I have a fairly serious problem that I haven't been able to solve for many days! I cannot understand exactly how the traincontrol function of the caret package works in R. I need to cross validate (10-fold) a random forest and thought that the caret package could automatically pick only 1 test set (10% of my dataset) at a time (10 times, 10 different test set) and validate the random forest on it, training on the 90% of dataset. All the tutorials on the web enter the Trainset for the train function, and the testset for the predict function... but why?!
Specifically, I need to classify a binary category ~ respect to 5 mix variables (stepwise, starting from a pair of variables) and study specificity, sensitivity, accuracy and AUC. Then i need to choose best variables for model (Best AUC) and adding another variable at model, repeating the iter.
Can someone kindly explain to me how it works once and for all? And if there are examples of both manual loop of cross-validation repeated or automatic with caret!
I would prefer to learn a manual loop, so that I can use it for various analyzes. I would be very grateful to you.
Thanks a lot.
Here are some thoughts:
Feature Engineering
Instead of applying the model over each df feature, I suggest to apply a feature selection based on your data;
This table could be an option to select the features, If you wish to compare the response variable (binary category) against other categorical variables use the chi-squared test if instead these variables are continuous you could use ANOVA test instead
Of course you could use other non-parametric statistical test as Kruskal-Wallis, However I would need to see your df structure in order to give you a final test opinion.

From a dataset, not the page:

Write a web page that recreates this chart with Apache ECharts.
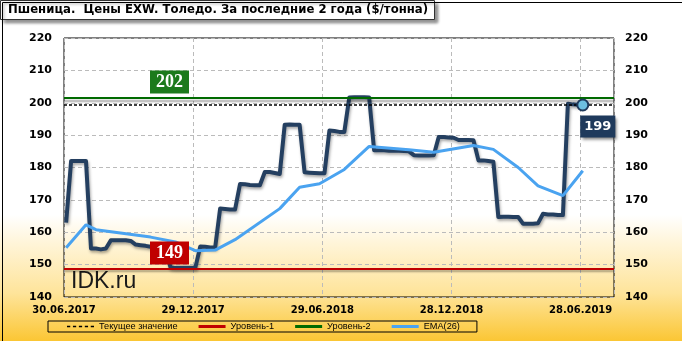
<!DOCTYPE html>
<html><head><meta charset="utf-8">
<script src="https://cdn.jsdelivr.net/npm/echarts@6/dist/echarts.min.js"></script>
<style>
html,body{margin:0;padding:0;}
#c{width:682px;height:341px;background:linear-gradient(to bottom,#ffffff 0%,#ffffff 63%,#fff5da 71%,#fee49a 86%,#fbc634 100%);}
</style></head><body><div id="c"></div>
<script>
const titleText = 'Пшеница.  Цены EXW. Толедо. За последние 2 года ($/тонна)';
const tickLabels = ['30.06.2017', '29.12.2017', '29.06.2018', '28.12.2018', '28.06.2019'];
const legendNames = ['Текущее значение', 'Уровень-1', 'Уровень-2', 'EMA(26)'];
const tickStepDays = 182;      // 26 weeks between date labels
const firstPointDay = 3;       // first weekly quote, days after 30.06.2017
const weekDays = 7;
const xMaxDays = 775;

// weekly prices, $/t
const prices = [
  163, 182, 182, 182, 182, 155, 155, 154.7, 155, 157.5,
  157.5, 157.5, 157.5, 157.3, 156.2, 156, 155.8, 155.5, 155.3, 155,
  154.5, 149.2, 149, 149, 149, 149, 149, 155.6, 155.5, 155.3,
  155.3, 167.3, 167.2, 167, 167, 174.9, 174.8, 174.6, 174.5, 174.5,
  178.6, 178.6, 178.3, 178, 193.2, 193.3, 193.2, 193.2, 178.5, 178.4,
  178.3, 178.2, 178.2, 191.4, 191.3, 191, 191, 201.6, 201.7, 201.7,
  201.7, 201.6, 185.3, 185.3, 185.3, 185.2, 185.2, 185.2, 185.1, 185,
  183.8, 183.7, 183.7, 183.7, 183.8, 189.4, 189.4, 189.3, 189.2, 188.5,
  188.5, 188.5, 188.4, 182.2, 182.2, 182, 181.8, 164.7, 164.8, 164.8,
  164.7, 164.7, 162.6, 162.6, 162.6, 162.8, 165.7, 165.5, 165.5, 165.3,
  165.3, 199.7, 199.5, 199.4, 199.3
];
// EMA(26) vertices: week index and value
const emaWeeks  = [0, 4, 6, 17, 22, 26, 30, 34, 43, 47, 51, 56, 61, 69, 74, 82, 86, 91, 95, 100, 104];
const emaValues = [155.2, 162.3, 160.8, 158.5, 157, 154.3, 154.5, 157.7, 167.3, 173.9, 175, 179.4, 186.5, 185.5, 184.7, 186.8, 185.6, 180, 174.3, 171.3, 179];

const level1 = 148.8;
const level2 = 201.6;
const yMin = 140, yMax = 220, yStep = 10;

const dayOf = i => firstPointDay + i * weekDays;
const priceData = prices.map((v, i) => [dayOf(i), v]);
const emaData = emaWeeks.map((w, k) => [dayOf(w), emaValues[k]]);
const lastIdx = prices.length - 1;
const currentValue = prices[lastIdx];

const chart = echarts.init(document.getElementById('c'), null, {renderer: 'canvas'});
const axisFont = {fontFamily: 'DejaVu Sans', fontWeight: 'bold', color: '#000'};

function levelLabel(bg) {
  return {
    show: true, position: 'insideStartTop', distance: [86, 4],
    formatter: p => Math.round(p.value),
    backgroundColor: bg, color: '#fff', fontFamily: 'Liberation Serif', fontWeight: 'bold',
    fontSize: 18, padding: [3, 6, 2, 6]
  };
}

const solidIcon = 'path://M0,0H27V3H0Z';
const dashIcon = 'path://M0,0H3V1.5H0Z M5.5,0H8.5V1.5H5.5Z M11,0H14V1.5H11Z M16.5,0H19.5V1.5H16.5Z M22,0H25V1.5H22Z';

chart.setOption({
  backgroundColor: 'transparent',
  animation: false,
  title: {
    text: titleText, left: 0, top: 0,
    padding: [4, 7, 4, 8],
    backgroundColor: '#fff', borderColor: '#333', borderWidth: 1,
    shadowColor: 'rgba(0,0,0,0.45)', shadowBlur: 3, shadowOffsetX: 3, shadowOffsetY: 3,
    textStyle: {fontFamily: 'DejaVu Sans', fontWeight: 'bold', fontSize: 11.7, color: '#000'}
  },
  legend: {
    data: [
      {name: legendNames[0], icon: dashIcon},
      {name: legendNames[1], icon: solidIcon},
      {name: legendNames[2], icon: solidIcon},
      {name: legendNames[3], icon: solidIcon}
    ],
    left: 48, top: 321,
    padding: [1, 17, 1, 19], itemGap: 21, itemWidth: 27, itemHeight: 10,
    borderColor: '#000', borderWidth: 1,
    textStyle: {fontFamily: 'Liberation Sans', fontSize: 9.2, color: '#000'}
  },
  grid: {left: 64, right: 68, top: 38, bottom: 44, show: true, borderColor: '#000', borderWidth: 1, backgroundColor: 'transparent'},
  xAxis: {
    type: 'value', min: 0, max: xMaxDays, interval: tickStepDays,
    axisLine: {show: false}, axisTick: {show: false},
    splitLine: {show: true, lineStyle: {color: '#bbb', type: [4, 3]}},
    axisLabel: Object.assign({fontSize: 10, margin: 8, showMaxLabel: false,
      formatter: v => (v % tickStepDays === 0 ? (tickLabels[v / tickStepDays] || '') : '')}, axisFont)
  },
  yAxis: [
    {type: 'value', min: yMin, max: yMax, interval: yStep, position: 'left',
     axisLine: {show: false}, axisTick: {show: false},
     splitLine: {show: true, lineStyle: {color: '#bbb', type: [4, 3]}},
     axisLabel: Object.assign({fontSize: 11, margin: 12}, axisFont)},
    {type: 'value', min: yMin, max: yMax, interval: yStep, position: 'right',
     axisLine: {show: false}, axisTick: {show: false}, splitLine: {show: false},
     axisLabel: Object.assign({fontSize: 11, margin: 11}, axisFont)}
  ],
  graphic: [
    {type: 'text', left: 71, top: 270, silent: true,
     style: {text: 'IDK.ru', font: '23px "Liberation Sans"', fill: '#1a1a1a'}},
    {type: 'rect', left: 0, top: 0, silent: true, z: 100,
     shape: {x: 0, y: 0, width: 681, height: 340},
     style: {fill: 'none', stroke: '#000', lineWidth: 1}}
  ],
  series: [
    {name: 'Уровень-1', type: 'line', data: [], symbol: 'none', color: '#c00000',
     lineStyle: {color: '#c00000', width: 2},
     markLine: {silent: true, symbol: ['none', 'none'],
       lineStyle: {color: '#c00000', width: 2, type: 'solid', shadowColor: 'rgba(0,0,0,0.35)', shadowOffsetY: 2, shadowBlur: 2},
       label: levelLabel('#c00000'), data: [{yAxis: level1}]}},
    {name: 'Уровень-2', type: 'line', data: [], symbol: 'none', color: '#006a00',
     lineStyle: {color: '#006a00', width: 2},
     markLine: {silent: true, symbol: ['none', 'none'],
       lineStyle: {color: '#006a00', width: 2, type: 'solid', shadowColor: 'rgba(0,0,0,0.35)', shadowOffsetY: 3, shadowBlur: 2},
       label: levelLabel('#1c7a1c'), data: [{yAxis: level2}]}},
    {name: 'Текущее значение', type: 'line', data: [], symbol: 'none', color: '#000',
     lineStyle: {color: '#000', width: 1.5, type: [3, 2]},
     markLine: {silent: true, symbol: ['none', 'none'],
       lineStyle: {color: '#000', width: 1.5, type: [3, 2]},
       label: {show: false}, data: [{yAxis: currentValue}]}},
    {name: 'Цена', type: 'line', data: priceData, symbol: 'none', z: 3,
     lineStyle: {color: '#243f60', width: 4, join: 'round', shadowColor: 'rgba(0,0,0,0.35)', shadowBlur: 3, shadowOffsetX: 1, shadowOffsetY: 2},
     markPoint: {
       symbol: 'circle', symbolSize: 11,
       itemStyle: {color: '#6cbfe0', borderColor: '#1f3a5c', borderWidth: 2},
       label: {show: true, position: 'bottom', distance: 5, offset: [15, -1],
         formatter: p => Math.round(p.value),
         backgroundColor: '#1f3a5c', color: '#fff', fontFamily: 'DejaVu Sans', fontWeight: 'bold', fontSize: 13,
         padding: [5, 4, 4, 4], shadowColor: 'rgba(0,0,0,0.5)', shadowBlur: 3, shadowOffsetX: 2, shadowOffsetY: 2},
       data: [{coord: priceData[lastIdx], value: currentValue}]
     }},
    {name: 'EMA(26)', type: 'line', data: emaData, symbol: 'none', z: 4, color: '#4aa3f0',
     lineStyle: {color: '#4aa3f0', width: 3}}
  ]
});
</script></body></html>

Train Set vs. Validation Set
A: Train set is used to get the model to learn and by that to estimate his parameters, while Test set is used only to assess model performance; that's why train function and test function should be the same.
For more info you can dive into here:https://towardsdatascience.com/train-validation-and-test-sets-72cb40cba9e7
Model Building:
For the model building, you could use
h2o.ai
package Here's the documentation: https://docs.h2o.ai/h2o/latest-stable/h2o-r/docs/reference/h2o.randomForest.htmlThis function has some parameters that you could use to set your model: As well it already handles specificity, the task to report sensitivity, accuracy, recall, F1-score and AUC.